» WRITTEN PROBLEM
Could the lines from the start of the data through the line with "anchor=base] (alt2) at" be set down exactly, with no pictures among them?

» DATA EXCERPT
◇ ◇ ◇
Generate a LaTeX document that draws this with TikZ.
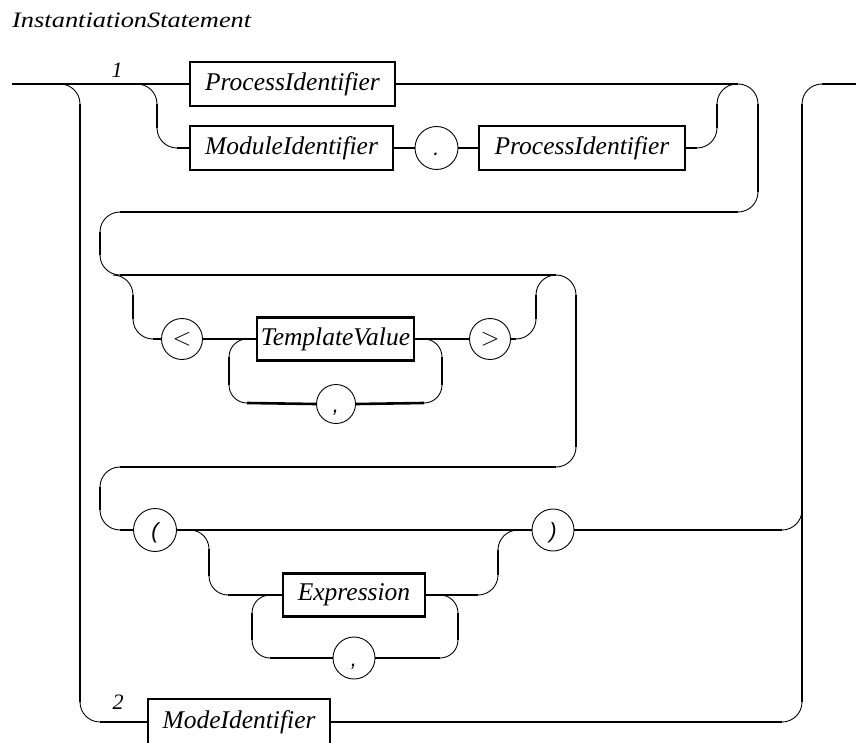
\documentclass[tikz,border=0pt]{standalone}
\usepackage{fontspec}
\setmainfont{Liberation Serif}
\newfontfamily\symfont{Liberation Sans}
\newfontfamily\headfont[FakeStretch=1.2]{Liberation Serif}
\begin{document}
\begin{tikzpicture}[x=1pt,y=-1pt,
  track/.style={line width=2.6pt},
  curve/.style={line width=0.9pt},
  term/.style={draw, line width=2.6pt, inner sep=0pt, minimum height=44pt,
    font=\fontsize{25.5}{30}\selectfont\itshape},
  tok/.style={draw, circle, line width=0.9pt, inner sep=0pt, minimum size=42pt,
    text height=18pt, text depth=2pt, font=\symfont\fontsize{22}{26}\selectfont\itshape},
  rel/.style={text height=14pt, text depth=2pt, font=\fontsize{26}{30}\selectfont},
  lbl/.style={inner sep=0pt, font=\fontsize{22}{26}\selectfont\itshape}
]
\useasboundingbox (0,0) rectangle (856,743);

% title and alternative numbers
\node[inner sep=0pt, anchor=base west, font=\headfont\fontsize{22}{26}\selectfont\itshape]
  (title) at (12,27.3) {InstantiationStatement};
\node[lbl, anchor=base] (alt1) at (117,78) {1};
\node[lbl, anchor=base] (alt2) at (118,709) {2};

% terminals and tokens
\node[term, minimum width=205pt] (pidA) at (292.5,84) {ProcessIdentifier};
\node[term, minimum width=203pt] (mid)  at (291.5,148) {ModuleIdentifier};
\node[tok, minimum size=43pt] (dot) at (436.5,148) {.};
\node[term, minimum width=206pt] (pidB) at (582,148) {ProcessIdentifier};
\node[tok, rel, minimum size=41pt] (lt) at (182,339) {$<$};
\node[term, minimum width=157pt, minimum height=43pt] (tv) at (335.5,339) {TemplateValue};
\node[tok, rel, minimum size=41pt] (gt) at (490,339) {$>$};
\node[tok, minimum size=39pt] (comma1) at (336,404) {,};
\node[tok, minimum size=43pt] (lpar) at (155,530) {(};
\node[tok, minimum size=42pt] (rpar) at (553,530) {)};
\node[term, minimum width=142pt, minimum height=43pt] (expr) at (354,595) {Expression};
\node[tok, minimum size=42pt] (comma2) at (354,658) {,};
\node[term, minimum width=182pt, minimum height=46pt] (mode) at (239,722) {ModeIdentifier};

% straight track segments
\draw[track] (12,84) -- (pidA.west);
\draw[track] (pidA.east) -- (738,84);
\draw[track] (758,104) -- (758,192);
\draw[track] (738,212) -- (120,212);
\draw[track] (100,232) -- (100,255);
\draw[track] (120,275) -- (556,275);
\draw[track] (576,295) -- (576,447);
\draw[track] (556,467) -- (120,467);
\draw[track] (100,487) -- (100,510);
\draw[track] (120,530) -- (lpar.west);
\draw[track] (lpar.east) -- (rpar.west);
\draw[track] (rpar.east) -- (782,530);
\draw[track] (802,104) -- (802,702);
\draw[track] (822,84) -- (856,84);
\draw[track] (80,104) -- (80,702);
\draw[track] (100,722) -- (mode.west);
\draw[track] (mode.east) -- (782,722);
% module-qualified alternative
\draw[track] (157,104) -- (157,128);
\draw[track] (177,148) -- (mid.west);
\draw[track] (mid.east) -- (dot.west);
\draw[track] (dot.east) -- (pidB.west);
\draw[track] (pidB.east) -- (697,148);
\draw[track] (717,128) -- (717,104);
% template arguments
\draw[track] (133,295) -- (133,319);
\draw[track] (153,339) -- (lt.west);
\draw[track] (lt.east) -- (tv.west);
\draw[track] (tv.east) -- (gt.west);
\draw[track] (gt.east) -- (516,339);
\draw[track] (536,319) -- (536,295);
\draw[track] (229,357) -- (229,385);
\draw[track] (247,403) -- (comma1.west);
\draw[track] (comma1.east) -- (424,403);
\draw[track] (442,385) -- (442,357);
% expression list
\draw[track] (209,549) -- (209,576);
\draw[track] (228,595) -- (expr.west);
\draw[track] (expr.east) -- (478,595);
\draw[track] (498,575) -- (498,550);
\draw[track] (252,613) -- (252,640);
\draw[track] (270,658) -- (comma2.west);
\draw[track] (comma2.east) -- (440,658);
\draw[track] (458,640) -- (458,613);

% curved track pieces
\draw[curve] (60,84) arc[start angle=90, end angle=0, radius=20pt];
\draw[curve] (80,702) arc[start angle=180, end angle=270, radius=20pt];
\draw[curve] (137,84) arc[start angle=90, end angle=0, radius=20pt];
\draw[curve] (157,128) arc[start angle=180, end angle=270, radius=20pt];
\draw[curve] (697,148) arc[start angle=270, end angle=360, radius=20pt];
\draw[curve] (717,104) arc[start angle=180, end angle=90, radius=20pt];
\draw[curve] (738,84) arc[start angle=90, end angle=0, radius=20pt];
\draw[curve] (758,192) arc[start angle=0, end angle=-90, radius=20pt];
\draw[curve] (120,212) arc[start angle=90, end angle=180, radius=20pt];
\draw[curve] (100,255) arc[start angle=180, end angle=270, radius=20pt];
\draw[curve] (113,275) arc[start angle=90, end angle=0, radius=20pt];
\draw[curve] (133,319) arc[start angle=180, end angle=270, radius=20pt];
\draw[curve] (516,339) arc[start angle=270, end angle=360, radius=20pt];
\draw[curve] (536,295) arc[start angle=180, end angle=90, radius=20pt];
\draw[curve] (556,275) arc[start angle=90, end angle=0, radius=20pt];
\draw[curve] (576,447) arc[start angle=0, end angle=-90, radius=20pt];
\draw[curve] (120,467) arc[start angle=90, end angle=180, radius=20pt];
\draw[curve] (100,510) arc[start angle=180, end angle=270, radius=20pt];
\draw[curve] (782,530) arc[start angle=270, end angle=360, radius=20pt];
\draw[curve] (802,104) arc[start angle=180, end angle=90, radius=20pt];
\draw[curve] (782,722) arc[start angle=270, end angle=360, radius=20pt];
\draw[curve] (247,339) arc[start angle=90, end angle=180, radius=18pt];
\draw[curve] (229,385) arc[start angle=180, end angle=270, radius=18pt];
\draw[curve] (424,403) arc[start angle=270, end angle=360, radius=18pt];
\draw[curve] (442,357) arc[start angle=0, end angle=90, radius=18pt];
\draw[curve] (190,530) arc[start angle=90, end angle=0, radius=19pt];
\draw[curve] (209,576) arc[start angle=180, end angle=270, radius=19pt];
\draw[curve] (478,595) arc[start angle=270, end angle=360, radius=20pt];
\draw[curve] (498,550) arc[start angle=180, end angle=90, radius=20pt];
\draw[curve] (270,595) arc[start angle=90, end angle=180, radius=18pt];
\draw[curve] (252,640) arc[start angle=180, end angle=270, radius=18pt];
\draw[curve] (440,658) arc[start angle=270, end angle=360, radius=18pt];
\draw[curve] (458,613) arc[start angle=0, end angle=90, radius=18pt];
\end{tikzpicture}
\end{document}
◇ ◇ ◇
» RESULT FOR THIS EXERCISE
Generate a LaTeX document that draws this with TikZ.
\documentclass[tikz,border=0pt]{standalone}
\usepackage{fontspec}
\setmainfont{Liberation Serif}
\newfontfamily\symfont{Liberation Sans}
\newfontfamily\headfont[FakeStretch=1.2]{Liberation Serif}
\begin{document}
\begin{tikzpicture}[x=1pt,y=-1pt,
  track/.style={line width=2.6pt},
  curve/.style={line width=0.9pt},
  term/.style={draw, line width=2.6pt, inner sep=0pt, minimum height=44pt,
    font=\fontsize{25.5}{30}\selectfont\itshape},
  tok/.style={draw, circle, line width=0.9pt, inner sep=0pt, minimum size=42pt,
    text height=18pt, text depth=2pt, font=\symfont\fontsize{22}{26}\selectfont\itshape},
  rel/.style={text height=14pt, text depth=2pt, font=\fontsize{26}{30}\selectfont},
  lbl/.style={inner sep=0pt, font=\fontsize{22}{26}\selectfont\itshape}
]
\useasboundingbox (0,0) rectangle (856,743);

% title and alternative numbers
\node[inner sep=0pt, anchor=base west, font=\headfont\fontsize{22}{26}\selectfont\itshape]
  (title) at (12,27.3) {InstantiationStatement};
\node[lbl, anchor=base] (alt1) at (117,78) {1};
\node[lbl, anchor=base] (alt2) at (118,709) {2};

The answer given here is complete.